%%

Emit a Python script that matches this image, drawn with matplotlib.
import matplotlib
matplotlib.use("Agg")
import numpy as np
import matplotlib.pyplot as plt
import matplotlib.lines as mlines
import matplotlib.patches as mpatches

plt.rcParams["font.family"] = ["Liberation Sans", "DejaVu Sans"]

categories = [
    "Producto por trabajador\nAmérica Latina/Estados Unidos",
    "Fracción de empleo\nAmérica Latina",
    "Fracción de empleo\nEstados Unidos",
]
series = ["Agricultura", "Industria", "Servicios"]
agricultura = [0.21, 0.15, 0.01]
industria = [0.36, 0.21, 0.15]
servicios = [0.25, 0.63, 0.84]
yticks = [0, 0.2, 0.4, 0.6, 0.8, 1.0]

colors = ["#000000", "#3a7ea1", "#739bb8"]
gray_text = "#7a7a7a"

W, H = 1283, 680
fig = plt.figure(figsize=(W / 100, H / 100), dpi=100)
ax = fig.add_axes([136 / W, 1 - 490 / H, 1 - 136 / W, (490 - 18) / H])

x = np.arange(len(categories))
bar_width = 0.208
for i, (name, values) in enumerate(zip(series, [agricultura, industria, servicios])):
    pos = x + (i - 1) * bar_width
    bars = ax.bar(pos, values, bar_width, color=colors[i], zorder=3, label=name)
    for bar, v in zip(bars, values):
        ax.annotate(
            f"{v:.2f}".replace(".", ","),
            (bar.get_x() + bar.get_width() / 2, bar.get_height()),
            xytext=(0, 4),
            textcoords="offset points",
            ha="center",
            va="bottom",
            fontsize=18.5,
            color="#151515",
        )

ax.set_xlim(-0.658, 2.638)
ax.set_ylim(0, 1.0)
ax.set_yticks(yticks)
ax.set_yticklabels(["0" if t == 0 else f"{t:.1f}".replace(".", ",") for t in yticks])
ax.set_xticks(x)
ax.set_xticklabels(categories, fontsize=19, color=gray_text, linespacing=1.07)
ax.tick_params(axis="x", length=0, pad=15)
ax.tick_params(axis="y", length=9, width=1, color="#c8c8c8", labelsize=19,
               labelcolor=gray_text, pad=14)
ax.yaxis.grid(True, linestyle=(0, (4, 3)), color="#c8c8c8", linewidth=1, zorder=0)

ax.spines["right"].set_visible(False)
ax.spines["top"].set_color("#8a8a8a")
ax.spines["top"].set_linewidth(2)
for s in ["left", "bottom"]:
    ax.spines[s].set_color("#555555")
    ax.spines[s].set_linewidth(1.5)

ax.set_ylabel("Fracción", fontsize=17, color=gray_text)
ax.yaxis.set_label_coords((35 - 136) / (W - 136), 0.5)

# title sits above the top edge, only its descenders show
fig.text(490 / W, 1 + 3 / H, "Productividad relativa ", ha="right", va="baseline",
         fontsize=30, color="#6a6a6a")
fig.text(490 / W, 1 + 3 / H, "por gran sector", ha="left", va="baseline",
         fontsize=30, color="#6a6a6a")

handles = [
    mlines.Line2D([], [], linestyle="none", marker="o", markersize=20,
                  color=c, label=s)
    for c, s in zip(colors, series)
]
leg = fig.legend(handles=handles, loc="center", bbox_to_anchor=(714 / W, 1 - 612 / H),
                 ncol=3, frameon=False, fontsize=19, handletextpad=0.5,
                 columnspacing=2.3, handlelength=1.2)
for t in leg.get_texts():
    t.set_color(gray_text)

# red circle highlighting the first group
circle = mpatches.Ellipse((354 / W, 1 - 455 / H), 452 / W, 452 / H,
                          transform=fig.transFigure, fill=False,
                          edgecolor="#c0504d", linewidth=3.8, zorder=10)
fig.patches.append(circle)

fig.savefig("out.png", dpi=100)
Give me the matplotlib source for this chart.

%%
%%

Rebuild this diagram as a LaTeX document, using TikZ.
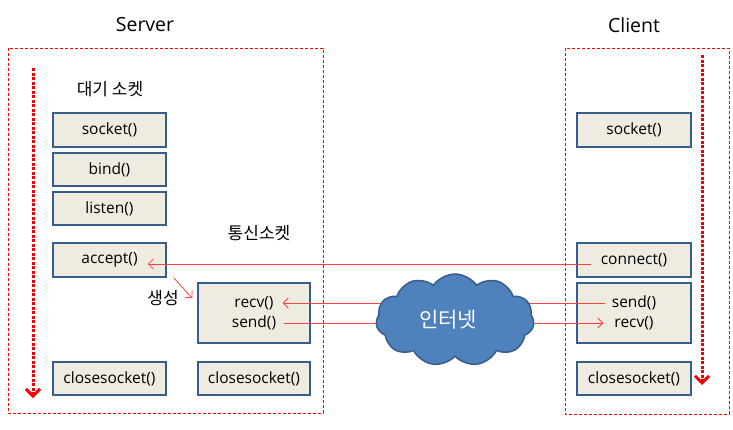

%%

Retype precisely, and only, the span of lines that opens at the line containing "Emit a Python" and closes at the line containing "import matplotlib.patches as mpatches", both inclusive.

Emit a Python script that matches this image, drawn with matplotlib.
import matplotlib
matplotlib.use("Agg")
import numpy as np
import matplotlib.pyplot as plt
import matplotlib.lines as mlines
import matplotlib.patches as mpatches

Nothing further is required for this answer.